Is FAA right to suggest weighing passengers before boarding planes?
- The Federal Aviation Administration (FAA) was created in 1958 to regulate the United States’ aviation, including aircraft safety, research aerodynamics, and control environmental impacts of aviation.
- On May 6, 2019, a circular advisory was released by the FAA regarding passenger weight; it caught attention recently in May 2021 as airlines might be asked to update passenger weights because of American weight numbers.
- In order to ensure passenger privacy, the FAA will not release confidential information, and they also have the option to decline the request.
- According to Healthline, as of 2019, the average weight for men was 197.9 pounds versus 170.6 pounds for women.
The FAA is right to suggest weighing passengers before boarding planes to ensure safety and update current passenger weight estimates will be conducted with voluntary and respectful weight surveys. It is essential for safety reasons that airlines be able to accurately calculate passenger weight to balance the aircraft and manage fuel consumption properly. The stability and controllability of the aircraft also require that passenger weight be calculated accurately. Most commercial airlines have been 'guesstimating' passenger weight with calculations based on estimates that are less accurate. However, the FAA has previously warned, 'Lack of appreciation for the effects of weight and balance on the performance of aircraft is a prime factor in many accidents.'
Current estimates of passenger weight must be updated to reflect average passenger weight because the obesity rate of passengers continues to increase significantly. Weight surveys will be conducted randomly and voluntarily in a way that will still be respectful to passengers and also maintain their confidentiality. Specific FAA guidelines include giving a passenger the right to decline the survey and keeping the scale readout hidden from public view while ensuring that all data collected remains confidential. These guidelines also suggest only conducting these surveys every 36 months, further reducing any inconvenience to passengers. While it is certainly understandable that the FAA offering weight surveys may at first seem to be intrusive, cumbersome, or even offensive, ensuring the safety of all passengers is of much greater concern than any brief discomfort that someone may experience.
If experts are aware that the average weight of an American adult is increasing, they must also have the data that could make it possible for airlines to simply account for this increase. Rather than weighing passengers, the airlines should just assume the weight has increased and account for the number of passengers allowed on a plane that way.

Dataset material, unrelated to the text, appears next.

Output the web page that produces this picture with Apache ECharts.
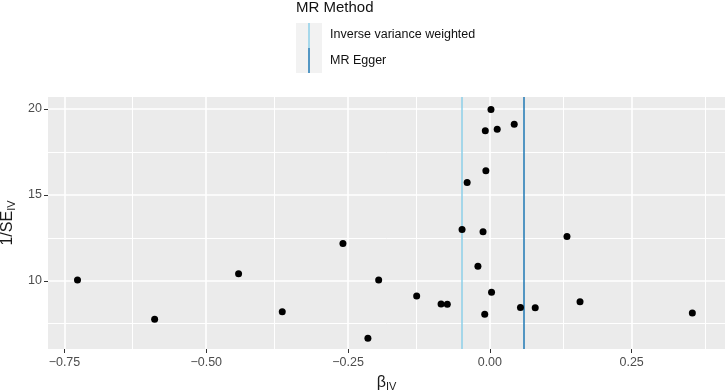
<!DOCTYPE html>
<html><head><meta charset="utf-8">
<script src="https://cdn.jsdelivr.net/npm/echarts@6/dist/echarts.min.js"></script>
<style>html,body{margin:0;padding:0;background:#fff}#c{width:726px;height:390px}</style>
</head><body><div id="c"></div>
<script>
const betaIV = [-0.727,-0.591,-0.443,-0.366,-0.259,-0.196,-0.215,-0.129,-0.086,-0.075,-0.049,-0.040,-0.008,-0.007,-0.012,-0.021,-0.009,0.002,0.013,0.043,0.003,0.054,0.080,0.136,0.159,0.357];
const invSE = [10.04,7.76,10.41,8.20,12.17,10.04,6.65,9.11,8.65,8.63,12.99,15.72,18.74,16.40,12.85,10.84,8.05,19.97,18.82,19.11,9.34,8.45,8.43,12.58,8.78,8.12];
const methods = ['Inverse variance weighted','MR Egger'];
const methodBeta = [-0.0534, 0.0623];
const methodColors = ['#8ccfe9','#1f78b4'];
const xTicks = [-0.75,-0.5,-0.25,0,0.25];
const xMinor = [-0.625,-0.375,-0.125,0.125,0.375];
const yTicks = [10,15,20];
const yMinor = [7.5,12.5,17.5];
const xRange = [-0.779, 0.4146];
const yRange = [6.03, 20.70];

const FONT = 'Liberation Sans, Arial, sans-serif';
const chart = echarts.init(document.getElementById('c'));
const fmtX = v => { if (Math.abs(v) < 1e-9) return '0.00'; return (v<0?'\u2212':'') + Math.abs(v).toFixed(2); };
const gridPos = {left:48, right:1, top:97, bottom:41};
const minorStyle = {color:'#ffffff', width:1, type:'solid', opacity:1};
const lines = [
  ...xMinor.map(v => ({xAxis:v, lineStyle:minorStyle})),
  ...yMinor.map(v => ({yAxis:v, lineStyle:minorStyle})),
  ...methodBeta.map((v,i)=>({xAxis:v, lineStyle:{color:methodColors[i], width:1.5, type:'solid', opacity:1}}))
];
chart.setOption({
  animation:false,
  backgroundColor:'#fff',
  grid:{...gridPos, backgroundColor:'#EBEBEB', show:true, borderWidth:0, containLabel:false, outerBoundsMode:'none'},
  xAxis:[{
    type:'value', min:xRange[0], max:xRange[1],
    name:'{b|β}{s|IV}', nameLocation:'middle', nameGap:24,
    nameTextStyle:{rich:{b:{fontSize:16,fontFamily:FONT,color:'#1a1a1a'}, s:{fontSize:11,fontFamily:FONT,color:'#1a1a1a',padding:[8,0,0,0]}}},
    axisLine:{show:false, onZero:false},
    axisTick:{show:true, customValues:xTicks, length:4, lineStyle:{color:'#333',width:1}},
    axisLabel:{customValues:xTicks, formatter:fmtX, color:'#4d4d4d', fontSize:12.5, fontFamily:FONT, margin:7},
    splitLine:{show:true, lineStyle:{color:'#fff', width:1.6}}
  }],
  yAxis:[{
    type:'value', min:yRange[0], max:yRange[1],
    name:'{a|1/SE}{s|IV}', nameLocation:'middle', nameGap:20, nameRotate:90,
    nameTextStyle:{rich:{a:{fontSize:16,fontFamily:FONT,color:'#1a1a1a'}, s:{fontSize:11,fontFamily:FONT,color:'#1a1a1a',padding:[8,0,0,0]}}},
    axisLine:{show:false, onZero:false},
    axisTick:{show:true, customValues:yTicks, length:4, lineStyle:{color:'#333',width:1}},
    axisLabel:{customValues:yTicks, color:'#4d4d4d', fontSize:12.5, fontFamily:FONT, margin:6},
    splitLine:{show:true, lineStyle:{color:'#fff', width:1.6}}
  }],
  series:[{
    type:'scatter', xAxisIndex:0, yAxisIndex:0,
    data: betaIV.map((b,i)=>[b, invSE[i]]),
    symbolSize:7, itemStyle:{color:'#000', opacity:1}, z:3,
    markLine:{
      silent:true, z:1, symbol:['none','none'], label:{show:false},
      emphasis:{disabled:true},
      data: lines
    }
  }],
  graphic:[
    {type:'text', left:296, top:0, style:{text:'MR Method', fontSize:15, fontFamily:FONT, fill:'#111'}},
    {type:'rect', shape:{x:296,y:23,width:26,height:50}, style:{fill:'#f2f2f2'}},
    {type:'line', shape:{x1:309,y1:23,x2:309,y2:48}, style:{stroke:methodColors[0], lineWidth:1.5}},
    {type:'line', shape:{x1:309,y1:48,x2:309,y2:73}, style:{stroke:methodColors[1], lineWidth:1.5}},
    {type:'text', left:330, top:28, style:{text:methods[0], fontSize:12.5, fontFamily:FONT, fill:'#111'}},
    {type:'text', left:330, top:54, style:{text:methods[1], fontSize:12.5, fontFamily:FONT, fill:'#111'}}
  ]
});
</script></body></html>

Taking the time to weigh passengers before a flight will cost airlines time and money, which will be reflected in ticket costs. Passengers will have to pay more for flights to account for this cost. According to Smart Travel, 'if you don't fit into a seat with an extension seatbelt and the armrests down, you will be charged for two seats or removed from the plane.' Weight charges already exist and will likely become more of an issue if weighing passengers becomes required.
What is the point of suggesting the airlines weigh passengers if passengers can decline, and the average weight data collected from passengers who do allow themselves to be weighed isn't an accurate reflection of the average passenger weight? Obese people who are insecure about their weight and individuals who have suffered from eating disorders related to their weight will likely decline to be weighed. That means the weighing data the airlines collect won't be accurate. In addition, weighing passengers and even mentioning their weight could negatively impact their mental health. This will reflect poorly on the airline and the experience they had while flying with them. Rather than causing passengers discomfort and potentially increasing prices, the FAA should stick to what they've been doing.